• SUPPLIED DATA
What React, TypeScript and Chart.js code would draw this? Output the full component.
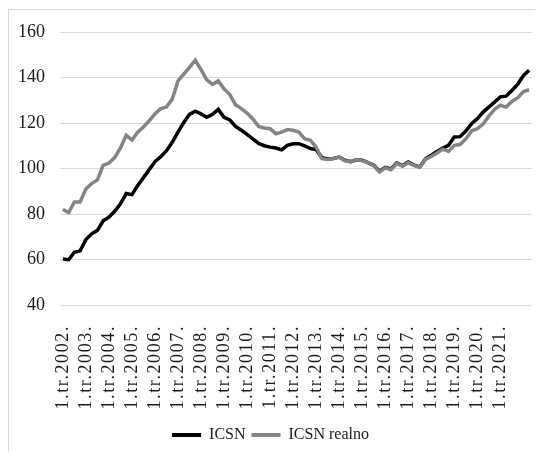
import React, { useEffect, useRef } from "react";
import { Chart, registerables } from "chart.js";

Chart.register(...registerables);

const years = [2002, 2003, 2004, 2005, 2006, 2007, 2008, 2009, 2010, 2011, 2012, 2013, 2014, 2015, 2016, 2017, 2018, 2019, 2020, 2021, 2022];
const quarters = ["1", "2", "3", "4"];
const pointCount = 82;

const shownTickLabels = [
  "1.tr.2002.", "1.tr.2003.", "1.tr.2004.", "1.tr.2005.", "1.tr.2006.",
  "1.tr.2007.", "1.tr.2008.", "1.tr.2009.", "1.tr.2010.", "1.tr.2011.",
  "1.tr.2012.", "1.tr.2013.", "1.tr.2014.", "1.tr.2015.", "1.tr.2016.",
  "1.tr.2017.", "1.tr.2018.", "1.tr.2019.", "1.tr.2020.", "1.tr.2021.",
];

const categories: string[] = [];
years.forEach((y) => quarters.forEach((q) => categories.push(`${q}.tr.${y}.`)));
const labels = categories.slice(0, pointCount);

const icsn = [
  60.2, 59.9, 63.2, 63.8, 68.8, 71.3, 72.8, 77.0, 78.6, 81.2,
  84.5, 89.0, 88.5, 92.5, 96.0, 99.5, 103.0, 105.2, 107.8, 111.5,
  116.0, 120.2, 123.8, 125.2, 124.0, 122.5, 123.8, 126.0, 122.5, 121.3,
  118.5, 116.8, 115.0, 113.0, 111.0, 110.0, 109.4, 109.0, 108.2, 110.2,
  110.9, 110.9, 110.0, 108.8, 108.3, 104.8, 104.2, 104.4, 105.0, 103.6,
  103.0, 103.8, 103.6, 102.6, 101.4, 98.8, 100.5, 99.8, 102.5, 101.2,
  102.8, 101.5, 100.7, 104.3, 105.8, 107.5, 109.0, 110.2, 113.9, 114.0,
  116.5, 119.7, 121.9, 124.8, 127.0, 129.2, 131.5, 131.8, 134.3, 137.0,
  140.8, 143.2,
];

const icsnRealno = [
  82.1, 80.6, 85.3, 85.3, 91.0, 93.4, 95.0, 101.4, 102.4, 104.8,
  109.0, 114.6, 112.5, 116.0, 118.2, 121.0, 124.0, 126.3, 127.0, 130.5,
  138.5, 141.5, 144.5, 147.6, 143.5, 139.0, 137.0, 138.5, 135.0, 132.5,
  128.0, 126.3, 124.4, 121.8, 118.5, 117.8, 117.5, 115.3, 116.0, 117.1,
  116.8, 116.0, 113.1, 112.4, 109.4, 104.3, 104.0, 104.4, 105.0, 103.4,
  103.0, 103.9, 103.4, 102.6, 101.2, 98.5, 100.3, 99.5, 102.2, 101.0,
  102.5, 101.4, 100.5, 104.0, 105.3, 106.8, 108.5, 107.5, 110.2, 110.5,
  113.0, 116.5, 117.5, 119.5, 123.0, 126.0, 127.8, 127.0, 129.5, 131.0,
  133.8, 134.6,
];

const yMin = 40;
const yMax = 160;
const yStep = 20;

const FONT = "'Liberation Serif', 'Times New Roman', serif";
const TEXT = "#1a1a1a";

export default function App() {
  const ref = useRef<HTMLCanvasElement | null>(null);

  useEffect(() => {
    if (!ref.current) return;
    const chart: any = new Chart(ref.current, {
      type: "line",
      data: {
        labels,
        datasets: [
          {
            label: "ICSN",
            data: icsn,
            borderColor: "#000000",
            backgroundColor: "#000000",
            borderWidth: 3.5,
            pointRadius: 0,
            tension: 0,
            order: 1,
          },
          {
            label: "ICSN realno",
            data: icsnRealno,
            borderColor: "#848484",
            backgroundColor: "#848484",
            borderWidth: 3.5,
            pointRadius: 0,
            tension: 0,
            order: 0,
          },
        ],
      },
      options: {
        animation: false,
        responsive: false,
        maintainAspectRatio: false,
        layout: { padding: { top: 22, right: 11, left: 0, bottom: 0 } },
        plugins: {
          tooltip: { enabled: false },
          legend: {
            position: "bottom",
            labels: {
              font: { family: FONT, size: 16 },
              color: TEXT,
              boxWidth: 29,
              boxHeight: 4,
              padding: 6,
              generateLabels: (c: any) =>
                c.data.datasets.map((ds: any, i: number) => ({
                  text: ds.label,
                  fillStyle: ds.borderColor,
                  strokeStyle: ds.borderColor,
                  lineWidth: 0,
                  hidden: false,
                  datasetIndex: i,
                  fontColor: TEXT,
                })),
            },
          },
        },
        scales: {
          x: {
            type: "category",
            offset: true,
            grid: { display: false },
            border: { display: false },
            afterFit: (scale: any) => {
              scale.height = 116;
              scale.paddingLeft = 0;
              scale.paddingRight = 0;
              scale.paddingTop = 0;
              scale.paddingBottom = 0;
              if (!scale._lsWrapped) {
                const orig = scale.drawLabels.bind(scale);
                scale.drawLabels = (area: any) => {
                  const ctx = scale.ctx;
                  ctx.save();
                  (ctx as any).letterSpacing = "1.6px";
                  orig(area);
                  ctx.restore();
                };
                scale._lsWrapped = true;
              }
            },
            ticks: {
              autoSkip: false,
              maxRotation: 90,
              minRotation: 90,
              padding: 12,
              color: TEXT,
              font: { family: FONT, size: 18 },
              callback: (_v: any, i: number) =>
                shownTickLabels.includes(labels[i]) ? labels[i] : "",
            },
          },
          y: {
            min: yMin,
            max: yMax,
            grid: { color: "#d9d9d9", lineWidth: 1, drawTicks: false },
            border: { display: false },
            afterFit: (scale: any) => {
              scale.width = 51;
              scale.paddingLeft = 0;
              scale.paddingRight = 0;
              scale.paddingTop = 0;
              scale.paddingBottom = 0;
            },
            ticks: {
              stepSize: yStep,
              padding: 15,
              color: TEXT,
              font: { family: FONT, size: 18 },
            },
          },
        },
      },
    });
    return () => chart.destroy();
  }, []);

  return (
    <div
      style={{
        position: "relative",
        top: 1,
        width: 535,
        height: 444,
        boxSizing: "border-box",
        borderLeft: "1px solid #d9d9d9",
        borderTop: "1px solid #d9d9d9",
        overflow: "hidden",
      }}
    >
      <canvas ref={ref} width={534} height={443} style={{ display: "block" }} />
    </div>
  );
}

• WHAT IS NEEDED
Go through the listing above and return every line where the word "React" occurs.

• SOLVED PROBLEM
What React, TypeScript and Chart.js code would draw this? Output the full component.
import React, { useEffect, useRef } from "react";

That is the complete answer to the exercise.